Однажды, во время ярмарки, увидев один богато окованный сундук, шаман потребовал немедленно вырубить в Индигирке прорубь и утопить этот короб. Но священник воспротивился, и заявил, что скорее утопит в проруби самого шамана, чем такую ценность. Свидетелям перепалка представителей язычества и христианства дала лишний повод повеселиться и пищу для пересудов. Сундук открыли, толпа народа устремилась к нему и мгновенно раскупила украшения, драгоценности и яркие ткани. Через несколько дней в городе появилась страшная гостья – черная оспа. От нее вымерли все жители, в том числе и сам священник. А немногие оставшиеся в живых, которым, конечно-же, было уже не до веселья, убежали из города, разнося инфекцию и смерть по всем окрестностям.
По другому устному преданию, живший в Зашиверске сильный шаман еще до начала эпидемии внутренним взором увидел, что в одной посылке прислали огненно-красную лисицу и вместе с ней – «большую беду». Он стал уговаривать людей уйти побыстрее в горы, но, увы, только сорок человек послушались ойуна и покинули город.

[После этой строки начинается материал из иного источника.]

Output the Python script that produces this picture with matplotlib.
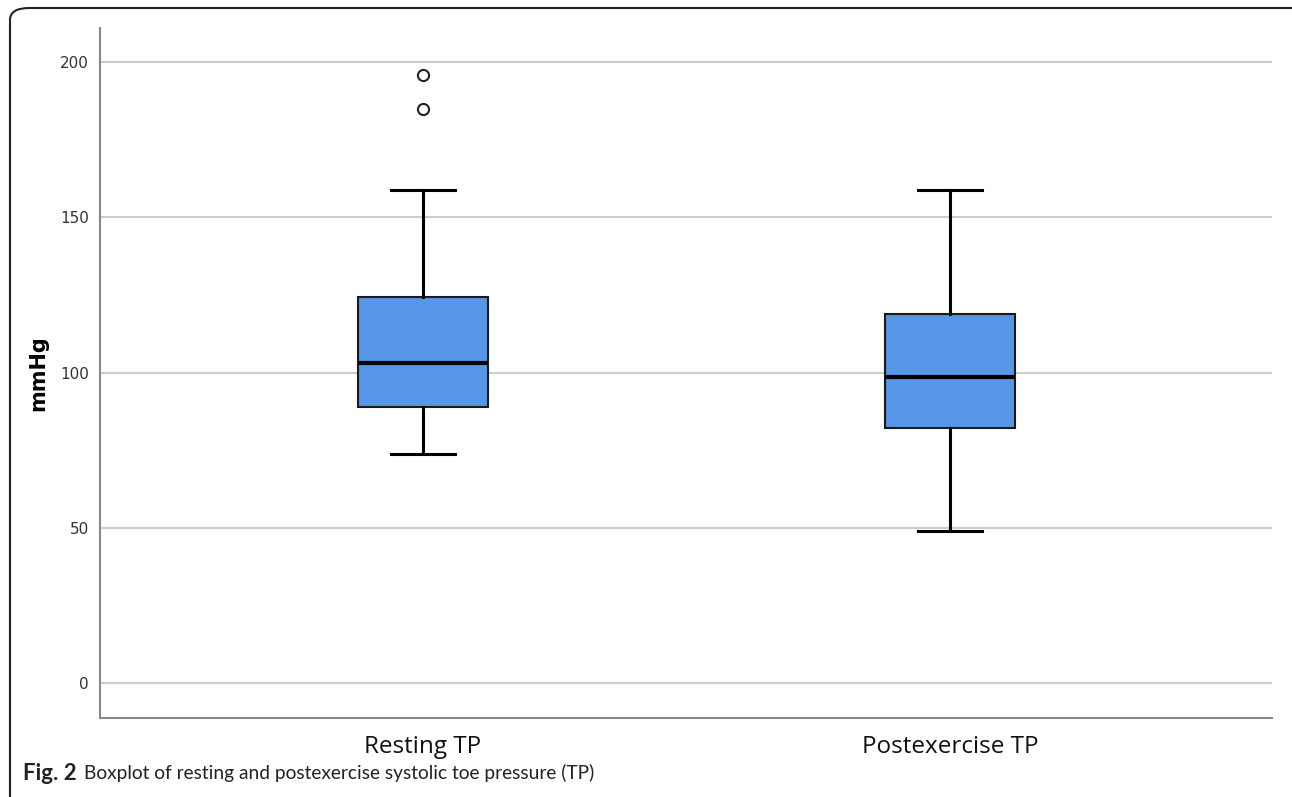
import matplotlib
matplotlib.use("Agg")
import matplotlib.pyplot as plt
from matplotlib.patches import FancyBboxPatch

# values (mmHg)
groups = ["Resting TP", "Postexercise TP"]
whisker_low = [73.8, 49.0]
q1 = [88.8, 82.0]
median = [103.0, 98.5]
q3 = [124.4, 118.8]
whisker_high = [158.8, 158.8]
outliers = [[195.8, 184.8], []]
yticks = [0, 50, 100, 150, 200]

plt.rcParams["font.family"] = ["DejaVu Sans"]

stats = []
for i in range(len(groups)):
    stats.append({"label": groups[i], "whislo": whisker_low[i], "q1": q1[i],
                  "med": median[i], "q3": q3[i], "whishi": whisker_high[i],
                  "fliers": outliers[i]})

fig = plt.figure(figsize=(12.92, 7.97), dpi=100)
ax = fig.add_axes([100 / 1292, 1 - 718 / 797, 1172 / 1292, 690 / 797])

ax.bxp(stats, positions=[1, 2], widths=0.245, patch_artist=True,
       boxprops=dict(facecolor="#5596e6", edgecolor="#1a1a1a", linewidth=1.5),
       medianprops=dict(color="black", linewidth=3),
       whiskerprops=dict(color="black", linewidth=2.2),
       capprops=dict(color="black", linewidth=2.2),
       capwidths=0.123,
       flierprops=dict(marker="o", markerfacecolor="white", markeredgecolor="#222222",
                       markersize=8, markeredgewidth=1.5),
       zorder=3)

ax.set_xlim(0.387, 2.611)
ax.set_ylim(-11.3, 211)
ax.set_yticks(yticks)
ax.yaxis.grid(True, color="#cccccc", linewidth=1.5, zorder=0)
ax.set_axisbelow(True)
ax.tick_params(axis="both", length=0)
ax.tick_params(axis="y", pad=8, labelsize=11, labelcolor="#333333")
ax.tick_params(axis="x", pad=12, labelsize=17.5, labelcolor="#111111")
for lab in ax.get_xticklabels():
    lab.set_fontfamily("Open Sans")
for lab in ax.get_yticklabels():
    lab.set_fontfamily("DejaVu Sans")
for side in ["top", "right"]:
    ax.spines[side].set_visible(False)
for side in ["left", "bottom"]:
    ax.spines[side].set_color("#888888")
    ax.spines[side].set_linewidth(1.5)

ax.set_ylabel("mmHg", fontsize=15, fontweight="bold", family="DejaVu Sans")
ax.yaxis.set_label_coords(-52 / 1172, 0.5)

# rounded frame of the figure panel
frame = FancyBboxPatch((10 / 1292, -0.2), 1.2, 1 - 8 / 797 + 0.2,
                       boxstyle="round,pad=0,rounding_size=0.015",
                       transform=fig.transFigure, fill=False,
                       edgecolor="#222222", linewidth=1.5, clip_on=False)
fig.patches.append(frame)

fig.text(23 / 1292, 1 - 773 / 797, "Fig. 2", fontsize=16, fontweight="bold",
         family="Lato", va="center", color="#222222")
fig.text(84 / 1292, 1 - 773 / 797,
         "Boxplot of resting and postexercise systolic toe pressure (TP)",
         fontsize=13.8, family="Lato", va="center", color="#222222")

fig.savefig("out.png", dpi=100)
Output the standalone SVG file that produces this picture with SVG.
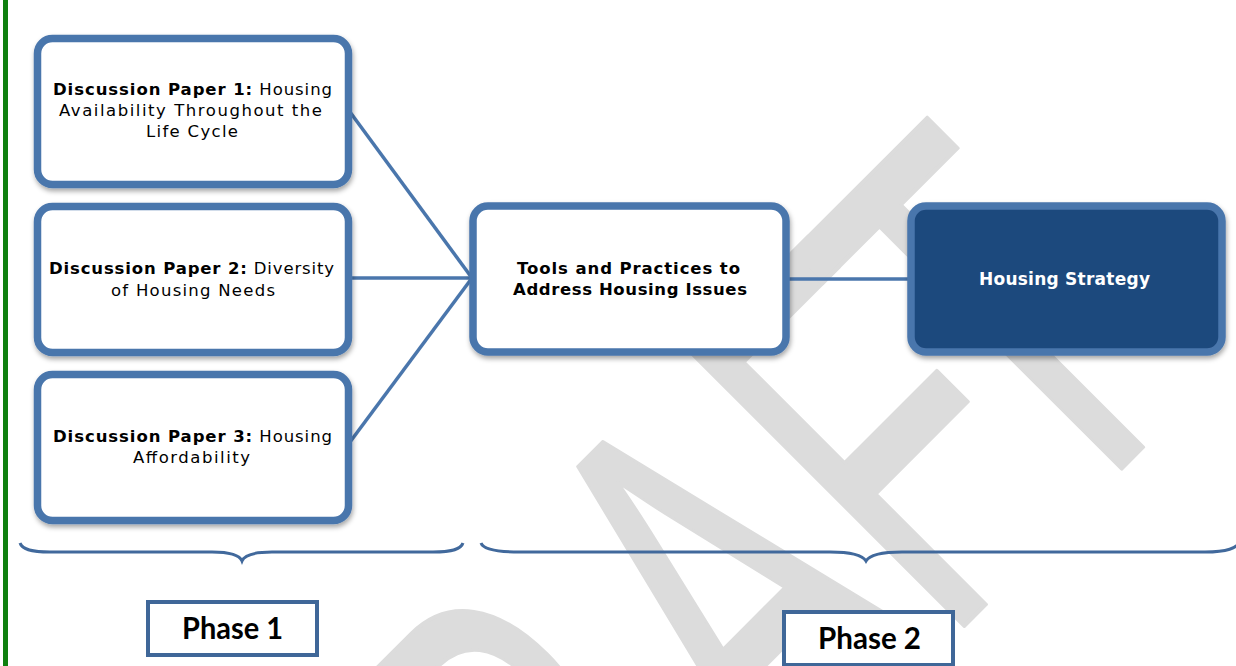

Через несколько дней шаман послал свою супругу посмотреть, как обстоят дела в городе. Возвратившись, она сообщила, что «дым выходит из трубы только одного дома». И шаман тут же отметил, что «оспа пришла и к ним, притаившись в шапке жены». Он тут же заставил всех беглецов зайти в юрту, запереться, и не смотреть в окна, а сам вышел на сражение со страшной гостьей. Во дворе поднялся ужасный шум. Несколько человек не вытерпели и подошли к окнам: во дворе сражались два страшных быка с огненными зеницами – пестрый и черный. Испугавшись, люди отпрянули назад и затаились в страхе. Лишь поздно вечером в юрту вошел изможденный и мокрый от пота шаман и с трудом промолвил: «Я победил оспу. Она ушла обратно». Эти сорок человек вернулись в город, но их было слишком мало, чтобы оживить его.
Зашиверск так и не восстановился, канул в лету.